## Task objective
The data below should be restated word for word, with every picture omitted.

## Stored data
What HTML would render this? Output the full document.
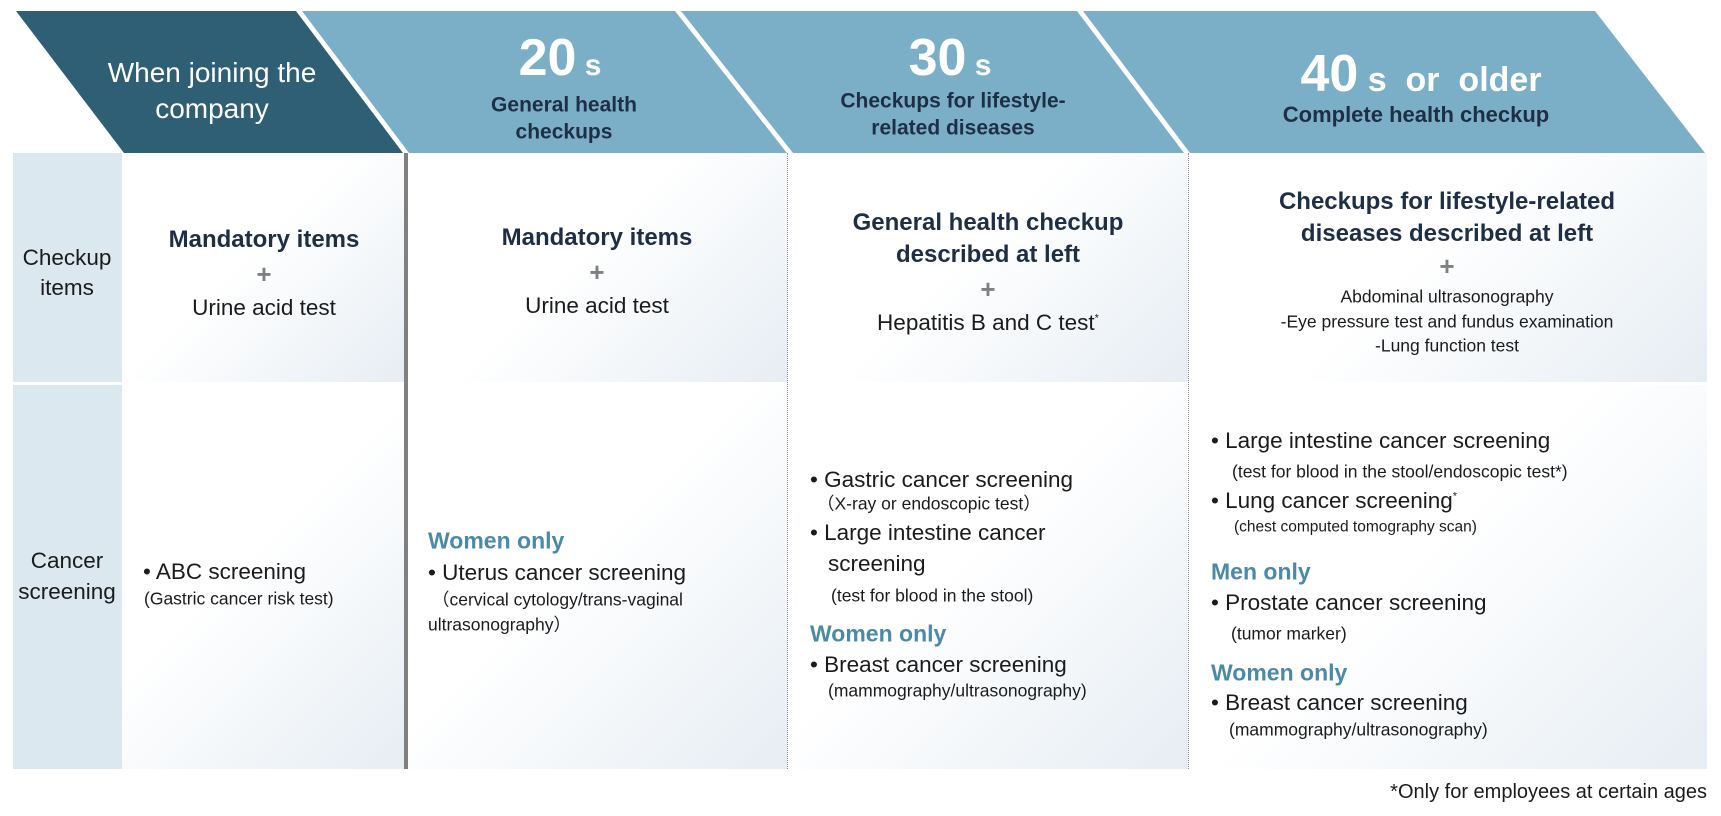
<!DOCTYPE html>
<html><head><meta charset="utf-8"><style>
body{margin:0;width:1721px;height:816px;background:#fff;position:relative;overflow:hidden;font-family:"Liberation Sans",Arial,sans-serif;color:#1b1b1b}
.t{position:absolute;white-space:nowrap;transform:translateY(-50%);line-height:1}
.c{transform:translate(-50%,-50%);text-align:center}
.b{font-weight:bold;color:#1e2f45}
.w{color:#fff}
.g{color:#808080;font-weight:bold;font-size:26px}
.s{font-size:17.5px}
.m{font-size:22.5px}
.h{font-weight:bold;color:#4a8aa8;font-size:23px}
.cell{position:absolute;background:linear-gradient(135deg,#ffffff 0%,#ffffff 45%,#e6edf3 100%)}
.lab{position:absolute;background:#dce8f0}
</style></head><body>
<svg style="position:absolute;left:0;top:0" width="1721" height="160">
<polygon points="16,11 296,11 403,153 124,153" fill="#2e5f75"/>
<polygon points="302,11 675,11 787,153 409,153" fill="#7bafc8"/>
<polygon points="681,11 1077,11 1184,153 793,153" fill="#7bafc8"/>
<polygon points="1083,11 1595,11 1705,153 1190,153" fill="#7bafc8"/>
</svg>
<div class="lab" style="left:13px;top:153px;width:109px;height:229px"></div>
<div class="lab" style="left:13px;top:385px;width:109px;height:384px"></div>
<div class="cell" style="left:122px;top:153px;width:283px;height:229px"></div>
<div class="cell" style="left:408px;top:153px;width:379px;height:229px"></div>
<div class="cell" style="left:788px;top:153px;width:400px;height:229px"></div>
<div class="cell" style="left:1189px;top:153px;width:518px;height:229px"></div>
<div class="cell" style="left:122px;top:385px;width:283px;height:384px"></div>
<div class="cell" style="left:408px;top:385px;width:379px;height:384px"></div>
<div class="cell" style="left:788px;top:385px;width:400px;height:384px"></div>
<div class="cell" style="left:1189px;top:385px;width:518px;height:384px"></div>
<div style="position:absolute;left:404px;top:153px;width:4px;height:616px;background:#808080"></div>
<div style="position:absolute;left:787px;top:153px;height:616px;border-left:1.5px dotted #8a8a8a"></div>
<div style="position:absolute;left:1188px;top:153px;height:616px;border-left:1.5px dotted #8a8a8a"></div>

<div class="t c w" style="left:212px;top:73px;font-size:28px">When joining the</div>
<div class="t c w" style="left:212px;top:109px;font-size:28px">company</div>
<div class="t c w" style="left:560px;top:58px;font-weight:bold;font-size:52px">20<span style="font-size:30px"> s</span></div>
<div class="t c b" style="left:564px;top:105px;font-size:21px">General health</div>
<div class="t c b" style="left:564px;top:132px;font-size:21px">checkups</div>
<div class="t c w" style="left:950px;top:58px;font-weight:bold;font-size:52px">30<span style="font-size:30px"> s</span></div>
<div class="t c b" style="left:953px;top:101px;font-size:21px">Checkups for lifestyle-</div>
<div class="t c b" style="left:953px;top:128px;font-size:21px">related diseases</div>
<div class="t c w" style="left:1421px;top:74px;font-weight:bold;font-size:52px">40<span style="font-size:34px"> s&nbsp; or&nbsp; older</span></div>
<div class="t c b" style="left:1416px;top:115px;font-size:22px">Complete health checkup</div>

<div class="t c" style="left:67px;top:258px;font-size:22.5px">Checkup</div>
<div class="t c" style="left:67px;top:288px;font-size:22.5px">items</div>
<div class="t c" style="left:67px;top:561px;font-size:22.5px">Cancer</div>
<div class="t c" style="left:67px;top:592px;font-size:22.5px">screening</div>

<div class="t c b" style="left:264px;top:240px;font-size:24px">Mandatory items</div>
<div class="t c g" style="left:264px;top:274px">+</div>
<div class="t c m" style="left:264px;top:308px">Urine acid test</div>
<div class="t c b" style="left:597px;top:238px;font-size:24px">Mandatory items</div>
<div class="t c g" style="left:597px;top:272px">+</div>
<div class="t c m" style="left:597px;top:306px">Urine acid test</div>
<div class="t c b" style="left:988px;top:223px;font-size:24px">General health checkup</div>
<div class="t c b" style="left:988px;top:255px;font-size:24px">described at left</div>
<div class="t c g" style="left:988px;top:289px">+</div>
<div class="t c m" style="left:988px;top:323px">Hepatitis B and C test<sup style="font-size:11px">*</sup></div>
<div class="t c b" style="left:1447px;top:202px;font-size:24px">Checkups for lifestyle-related</div>
<div class="t c b" style="left:1447px;top:234px;font-size:24px">diseases described at left</div>
<div class="t c g" style="left:1447px;top:266px">+</div>
<div class="t c s" style="left:1447px;top:297px">Abdominal ultrasonography</div>
<div class="t c s" style="left:1447px;top:322px">-Eye pressure test and fundus examination</div>
<div class="t c s" style="left:1447px;top:346px">-Lung function test</div>

<div class="t m" style="left:143px;top:572px">• ABC screening</div>
<div class="t s" style="left:144px;top:599px">(Gastric cancer risk test)</div>

<div class="t h" style="left:428px;top:541px">Women only</div>
<div class="t m" style="left:428px;top:573px">• Uterus cancer screening</div>
<div class="t s" style="left:432px;top:600px">（cervical cytology/trans-vaginal</div>
<div class="t s" style="left:428px;top:625px">ultrasonography）</div>

<div class="t m" style="left:810px;top:480px">• Gastric cancer screening</div>
<div class="t s" style="left:817px;top:504px">（X-ray or endoscopic test）</div>
<div class="t m" style="left:810px;top:533px">• Large intestine cancer</div>
<div class="t m" style="left:828px;top:564px">screening</div>
<div class="t s" style="left:831px;top:596px">(test for blood in the stool)</div>
<div class="t h" style="left:810px;top:634px">Women only</div>
<div class="t m" style="left:810px;top:665px">• Breast cancer screening</div>
<div class="t s" style="left:828px;top:691px">(mammography/ultrasonography)</div>

<div class="t m" style="left:1211px;top:441px">• Large intestine cancer screening</div>
<div class="t s" style="left:1232px;top:472px">(test for blood in the stool/endoscopic test*)</div>
<div class="t m" style="left:1211px;top:501px">• Lung cancer screening<sup style="font-size:11px">*</sup></div>
<div class="t s" style="left:1234px;top:527px;font-size:15.5px">(chest computed tomography scan)</div>
<div class="t h" style="left:1211px;top:572px">Men only</div>
<div class="t m" style="left:1211px;top:603px">• Prostate cancer screening</div>
<div class="t s" style="left:1231px;top:634px">(tumor marker)</div>
<div class="t h" style="left:1211px;top:673px">Women only</div>
<div class="t m" style="left:1211px;top:703px">• Breast cancer screening</div>
<div class="t s" style="left:1229px;top:730px">(mammography/ultrasonography)</div>

<div class="t" style="right:14px;top:792px;font-size:20px">*Only for employees at certain ages</div>
</body></html>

## Reply to the exercise
What HTML would render this? Output the full document.
<!DOCTYPE html>
<html><head><meta charset="utf-8"><style>
body{margin:0;width:1721px;height:816px;background:#fff;position:relative;overflow:hidden;font-family:"Liberation Sans",Arial,sans-serif;color:#1b1b1b}
.t{position:absolute;white-space:nowrap;transform:translateY(-50%);line-height:1}
.c{transform:translate(-50%,-50%);text-align:center}
.b{font-weight:bold;color:#1e2f45}
.w{color:#fff}
.g{color:#808080;font-weight:bold;font-size:26px}
.s{font-size:17.5px}
.m{font-size:22.5px}
.h{font-weight:bold;color:#4a8aa8;font-size:23px}
.cell{position:absolute;background:linear-gradient(135deg,#ffffff 0%,#ffffff 45%,#e6edf3 100%)}
.lab{position:absolute;background:#dce8f0}
</style></head><body>
<svg style="position:absolute;left:0;top:0" width="1721" height="160">
<polygon points="16,11 296,11 403,153 124,153" fill="#2e5f75"/>
<polygon points="302,11 675,11 787,153 409,153" fill="#7bafc8"/>
<polygon points="681,11 1077,11 1184,153 793,153" fill="#7bafc8"/>
<polygon points="1083,11 1595,11 1705,153 1190,153" fill="#7bafc8"/>
</svg>
<div class="lab" style="left:13px;top:153px;width:109px;height:229px"></div>
<div class="lab" style="left:13px;top:385px;width:109px;height:384px"></div>
<div class="cell" style="left:122px;top:153px;width:283px;height:229px"></div>
<div class="cell" style="left:408px;top:153px;width:379px;height:229px"></div>
<div class="cell" style="left:788px;top:153px;width:400px;height:229px"></div>
<div class="cell" style="left:1189px;top:153px;width:518px;height:229px"></div>
<div class="cell" style="left:122px;top:385px;width:283px;height:384px"></div>
<div class="cell" style="left:408px;top:385px;width:379px;height:384px"></div>
<div class="cell" style="left:788px;top:385px;width:400px;height:384px"></div>
<div class="cell" style="left:1189px;top:385px;width:518px;height:384px"></div>
<div style="position:absolute;left:404px;top:153px;width:4px;height:616px;background:#808080"></div>
<div style="position:absolute;left:787px;top:153px;height:616px;border-left:1.5px dotted #8a8a8a"></div>
<div style="position:absolute;left:1188px;top:153px;height:616px;border-left:1.5px dotted #8a8a8a"></div>

<div class="t c w" style="left:212px;top:73px;font-size:28px">When joining the</div>
<div class="t c w" style="left:212px;top:109px;font-size:28px">company</div>
<div class="t c w" style="left:560px;top:58px;font-weight:bold;font-size:52px">20<span style="font-size:30px"> s</span></div>
<div class="t c b" style="left:564px;top:105px;font-size:21px">General health</div>
<div class="t c b" style="left:564px;top:132px;font-size:21px">checkups</div>
<div class="t c w" style="left:950px;top:58px;font-weight:bold;font-size:52px">30<span style="font-size:30px"> s</span></div>
<div class="t c b" style="left:953px;top:101px;font-size:21px">Checkups for lifestyle-</div>
<div class="t c b" style="left:953px;top:128px;font-size:21px">related diseases</div>
<div class="t c w" style="left:1421px;top:74px;font-weight:bold;font-size:52px">40<span style="font-size:34px"> s&nbsp; or&nbsp; older</span></div>
<div class="t c b" style="left:1416px;top:115px;font-size:22px">Complete health checkup</div>

<div class="t c" style="left:67px;top:258px;font-size:22.5px">Checkup</div>
<div class="t c" style="left:67px;top:288px;font-size:22.5px">items</div>
<div class="t c" style="left:67px;top:561px;font-size:22.5px">Cancer</div>
<div class="t c" style="left:67px;top:592px;font-size:22.5px">screening</div>

<div class="t c b" style="left:264px;top:240px;font-size:24px">Mandatory items</div>
<div class="t c g" style="left:264px;top:274px">+</div>
<div class="t c m" style="left:264px;top:308px">Urine acid test</div>
<div class="t c b" style="left:597px;top:238px;font-size:24px">Mandatory items</div>
<div class="t c g" style="left:597px;top:272px">+</div>
<div class="t c m" style="left:597px;top:306px">Urine acid test</div>
<div class="t c b" style="left:988px;top:223px;font-size:24px">General health checkup</div>
<div class="t c b" style="left:988px;top:255px;font-size:24px">described at left</div>
<div class="t c g" style="left:988px;top:289px">+</div>
<div class="t c m" style="left:988px;top:323px">Hepatitis B and C test<sup style="font-size:11px">*</sup></div>
<div class="t c b" style="left:1447px;top:202px;font-size:24px">Checkups for lifestyle-related</div>
<div class="t c b" style="left:1447px;top:234px;font-size:24px">diseases described at left</div>
<div class="t c g" style="left:1447px;top:266px">+</div>
<div class="t c s" style="left:1447px;top:297px">Abdominal ultrasonography</div>
<div class="t c s" style="left:1447px;top:322px">-Eye pressure test and fundus examination</div>
<div class="t c s" style="left:1447px;top:346px">-Lung function test</div>

<div class="t m" style="left:143px;top:572px">• ABC screening</div>
<div class="t s" style="left:144px;top:599px">(Gastric cancer risk test)</div>

<div class="t h" style="left:428px;top:541px">Women only</div>
<div class="t m" style="left:428px;top:573px">• Uterus cancer screening</div>
<div class="t s" style="left:432px;top:600px">（cervical cytology/trans-vaginal</div>
<div class="t s" style="left:428px;top:625px">ultrasonography）</div>

<div class="t m" style="left:810px;top:480px">• Gastric cancer screening</div>
<div class="t s" style="left:817px;top:504px">（X-ray or endoscopic test）</div>
<div class="t m" style="left:810px;top:533px">• Large intestine cancer</div>
<div class="t m" style="left:828px;top:564px">screening</div>
<div class="t s" style="left:831px;top:596px">(test for blood in the stool)</div>
<div class="t h" style="left:810px;top:634px">Women only</div>
<div class="t m" style="left:810px;top:665px">• Breast cancer screening</div>
<div class="t s" style="left:828px;top:691px">(mammography/ultrasonography)</div>

<div class="t m" style="left:1211px;top:441px">• Large intestine cancer screening</div>
<div class="t s" style="left:1232px;top:472px">(test for blood in the stool/endoscopic test*)</div>
<div class="t m" style="left:1211px;top:501px">• Lung cancer screening<sup style="font-size:11px">*</sup></div>
<div class="t s" style="left:1234px;top:527px;font-size:15.5px">(chest computed tomography scan)</div>
<div class="t h" style="left:1211px;top:572px">Men only</div>
<div class="t m" style="left:1211px;top:603px">• Prostate cancer screening</div>
<div class="t s" style="left:1231px;top:634px">(tumor marker)</div>
<div class="t h" style="left:1211px;top:673px">Women only</div>
<div class="t m" style="left:1211px;top:703px">• Breast cancer screening</div>
<div class="t s" style="left:1229px;top:730px">(mammography/ultrasonography)</div>

<div class="t" style="right:14px;top:792px;font-size:20px">*Only for employees at certain ages</div>
</body></html>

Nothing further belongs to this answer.